Goal of the exercise: Restate, word for word, all of the material shown below.

--- START Raw data ---

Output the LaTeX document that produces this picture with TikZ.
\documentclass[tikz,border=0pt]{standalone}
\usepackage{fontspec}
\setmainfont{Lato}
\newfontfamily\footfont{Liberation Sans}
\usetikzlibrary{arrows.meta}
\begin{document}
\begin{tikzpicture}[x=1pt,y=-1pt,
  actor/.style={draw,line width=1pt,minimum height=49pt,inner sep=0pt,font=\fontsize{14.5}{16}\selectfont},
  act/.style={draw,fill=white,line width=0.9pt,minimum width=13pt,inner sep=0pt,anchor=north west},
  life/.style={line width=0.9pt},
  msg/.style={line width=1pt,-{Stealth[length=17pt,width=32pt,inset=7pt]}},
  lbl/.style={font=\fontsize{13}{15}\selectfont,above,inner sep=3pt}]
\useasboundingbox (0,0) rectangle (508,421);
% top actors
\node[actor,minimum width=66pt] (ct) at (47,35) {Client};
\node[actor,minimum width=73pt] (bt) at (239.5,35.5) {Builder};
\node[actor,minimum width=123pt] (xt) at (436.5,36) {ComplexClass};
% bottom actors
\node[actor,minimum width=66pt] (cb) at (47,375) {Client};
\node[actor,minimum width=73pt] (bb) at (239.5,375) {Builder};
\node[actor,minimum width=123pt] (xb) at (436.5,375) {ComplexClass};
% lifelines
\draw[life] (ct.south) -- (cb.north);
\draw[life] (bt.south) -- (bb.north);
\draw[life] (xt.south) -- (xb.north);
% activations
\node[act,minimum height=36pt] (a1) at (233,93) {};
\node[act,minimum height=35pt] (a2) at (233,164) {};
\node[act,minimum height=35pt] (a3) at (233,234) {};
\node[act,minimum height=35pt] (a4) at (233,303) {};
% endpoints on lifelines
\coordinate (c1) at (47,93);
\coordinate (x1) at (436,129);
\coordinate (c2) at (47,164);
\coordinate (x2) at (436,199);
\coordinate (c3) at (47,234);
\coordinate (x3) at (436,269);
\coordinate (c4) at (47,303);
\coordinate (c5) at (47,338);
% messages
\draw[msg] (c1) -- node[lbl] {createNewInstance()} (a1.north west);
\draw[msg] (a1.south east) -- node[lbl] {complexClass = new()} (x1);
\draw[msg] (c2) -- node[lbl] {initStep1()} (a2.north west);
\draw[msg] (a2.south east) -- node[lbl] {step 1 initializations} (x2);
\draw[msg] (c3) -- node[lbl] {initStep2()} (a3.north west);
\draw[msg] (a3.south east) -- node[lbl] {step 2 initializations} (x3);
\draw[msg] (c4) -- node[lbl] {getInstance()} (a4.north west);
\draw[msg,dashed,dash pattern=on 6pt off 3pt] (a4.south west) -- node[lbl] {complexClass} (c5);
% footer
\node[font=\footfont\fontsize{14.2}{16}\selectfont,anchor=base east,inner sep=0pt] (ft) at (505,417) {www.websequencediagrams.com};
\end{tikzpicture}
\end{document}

--- END Raw data ---

Solution to the problem:
Output the LaTeX document that produces this picture with TikZ.
\documentclass[tikz,border=0pt]{standalone}
\usepackage{fontspec}
\setmainfont{Lato}
\newfontfamily\footfont{Liberation Sans}
\usetikzlibrary{arrows.meta}
\begin{document}
\begin{tikzpicture}[x=1pt,y=-1pt,
  actor/.style={draw,line width=1pt,minimum height=49pt,inner sep=0pt,font=\fontsize{14.5}{16}\selectfont},
  act/.style={draw,fill=white,line width=0.9pt,minimum width=13pt,inner sep=0pt,anchor=north west},
  life/.style={line width=0.9pt},
  msg/.style={line width=1pt,-{Stealth[length=17pt,width=32pt,inset=7pt]}},
  lbl/.style={font=\fontsize{13}{15}\selectfont,above,inner sep=3pt}]
\useasboundingbox (0,0) rectangle (508,421);
% top actors
\node[actor,minimum width=66pt] (ct) at (47,35) {Client};
\node[actor,minimum width=73pt] (bt) at (239.5,35.5) {Builder};
\node[actor,minimum width=123pt] (xt) at (436.5,36) {ComplexClass};
% bottom actors
\node[actor,minimum width=66pt] (cb) at (47,375) {Client};
\node[actor,minimum width=73pt] (bb) at (239.5,375) {Builder};
\node[actor,minimum width=123pt] (xb) at (436.5,375) {ComplexClass};
% lifelines
\draw[life] (ct.south) -- (cb.north);
\draw[life] (bt.south) -- (bb.north);
\draw[life] (xt.south) -- (xb.north);
% activations
\node[act,minimum height=36pt] (a1) at (233,93) {};
\node[act,minimum height=35pt] (a2) at (233,164) {};
\node[act,minimum height=35pt] (a3) at (233,234) {};
\node[act,minimum height=35pt] (a4) at (233,303) {};
% endpoints on lifelines
\coordinate (c1) at (47,93);
\coordinate (x1) at (436,129);
\coordinate (c2) at (47,164);
\coordinate (x2) at (436,199);
\coordinate (c3) at (47,234);
\coordinate (x3) at (436,269);
\coordinate (c4) at (47,303);
\coordinate (c5) at (47,338);
% messages
\draw[msg] (c1) -- node[lbl] {createNewInstance()} (a1.north west);
\draw[msg] (a1.south east) -- node[lbl] {complexClass = new()} (x1);
\draw[msg] (c2) -- node[lbl] {initStep1()} (a2.north west);
\draw[msg] (a2.south east) -- node[lbl] {step 1 initializations} (x2);
\draw[msg] (c3) -- node[lbl] {initStep2()} (a3.north west);
\draw[msg] (a3.south east) -- node[lbl] {step 2 initializations} (x3);
\draw[msg] (c4) -- node[lbl] {getInstance()} (a4.north west);
\draw[msg,dashed,dash pattern=on 6pt off 3pt] (a4.south west) -- node[lbl] {complexClass} (c5);
% footer
\node[font=\footfont\fontsize{14.2}{16}\selectfont,anchor=base east,inner sep=0pt] (ft) at (505,417) {www.websequencediagrams.com};
\end{tikzpicture}
\end{document}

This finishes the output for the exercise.